Bed tax may not be the best route for the borough

As the Kenai Peninsula Borough Assembly budget process ramps up, the idea of a bed tax as a mechanism to pay for tourism marketing and promotion efforts, among other things, has been floated once again.

Let’s start by making our position on tourism clear: Tourism is a valuable industry to the economic livelihood of the Kenai Peninsula. We support a robust tourism industry and welcome visitors to come back again and again.

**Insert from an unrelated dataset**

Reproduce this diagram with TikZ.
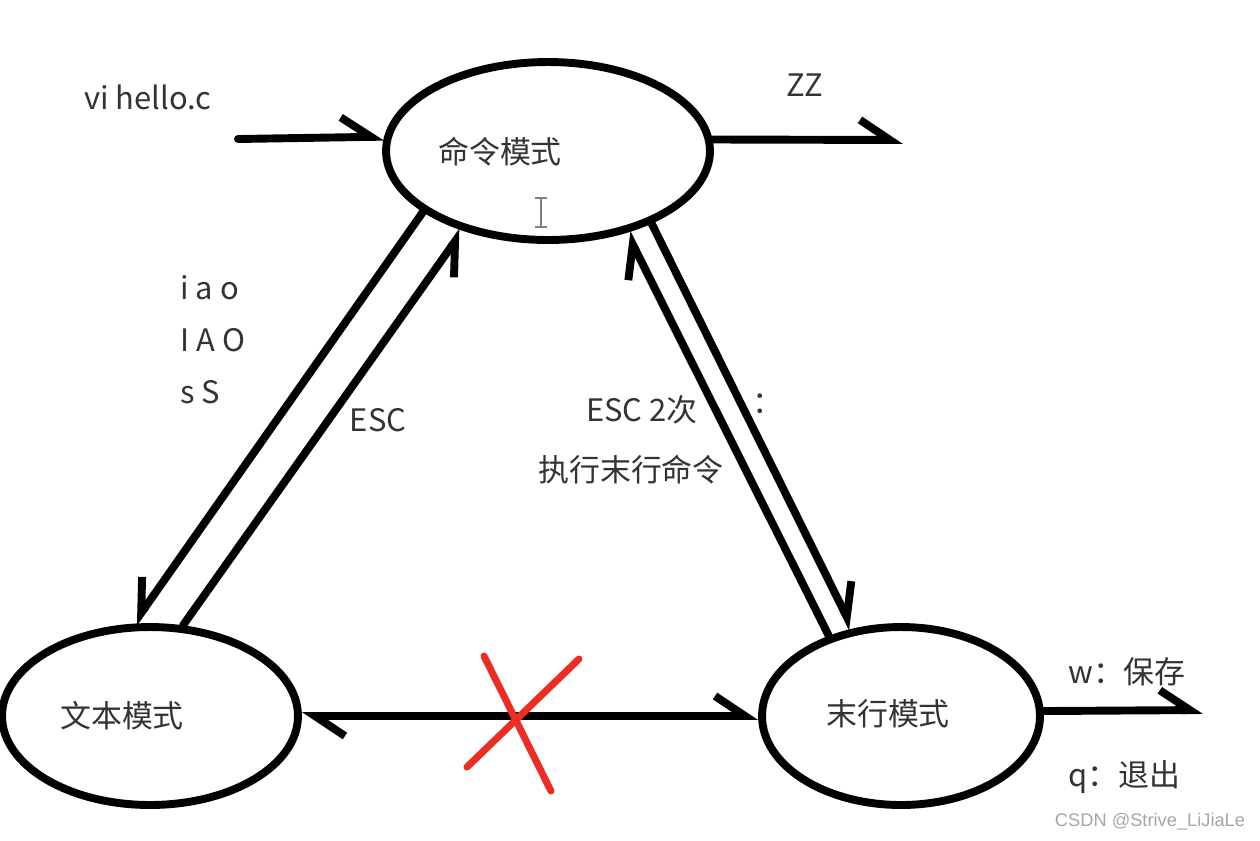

The bed tax pitch came during a recent assembly finance committee work session on the non-departmental agencies that receive significant borough funding. The Clarion reported that the Kenai Peninsula Tourism Marketing Council, which has requested $300,000 from the borough, also proposed a 4 percent bed tax. As proposed, the measure would generate $2.8 million in revenue. Revenue collected within cities would go to those cities; 80 percent of the revenue collected in the borough’s unincorporated areas — about $1 million — would go to whichever agency the borough chooses for its marketing efforts. Remaining revenue would go to the borough general fund.

A bed tax is designed to appeal to residents of whatever area in which it’s instituted because, in theory, residents don’t bear the cost of the levy — it’s visitors who stay in hotels, lodges and bed and breakfasts who do.

But it’s disheartening to see a bed tax proposal brought forward again, particularly as there’s no new reason for government to need to generate more revenue. Over the past several years, the borough and city governments have been quite adept at finding funding for a wide range of projects from a wide range of sources.

We have other concerns with a bed tax as well. For one, a bed tax seems a lot like a sales tax, and sales tax collected by the borough is dedicated to funding education, not tourism promotion.

What’s more, the tourism industry already is taxed at a higher rate than other businesses, as recreational sales — defined as guiding, charters, sightseeing tours, outfitting or equipment rentals, and temporary lodging included with such sales — are taxed per person, per day, and are not subject to the $500 cap on the taxable amount, as are most other transactions taxed by the borough.

An industry struggling to rebound from the recession, weak salmon runs and other factors out of its control doesn’t need yet another tax.

We also have concerns with public money being spent to promote any particular industry. Government’s role is to provide a level and fair playing field in which to do business. While the borough and its residents have a vested interest in a successful tourism industry, it’s hard to consider an industry to be thriving if it relies on government funding for promotion.

Likewise, it’s hard to consider an agency that promotes tourism to be self-sustaining — as the Kenai Peninsula Tourism Marketing Council says it would like to be — when the proposed method to achieve that goal is to subsidize it with more public money.

Again, this is not an argument against tourism or its promotion on the Kenai Peninsula. We all benefit when local industry thrives.

But Kenai Peninsula residents need to think critically about the purposes for which taxes are collected. Should marketing for a particular industry be one of those purposes?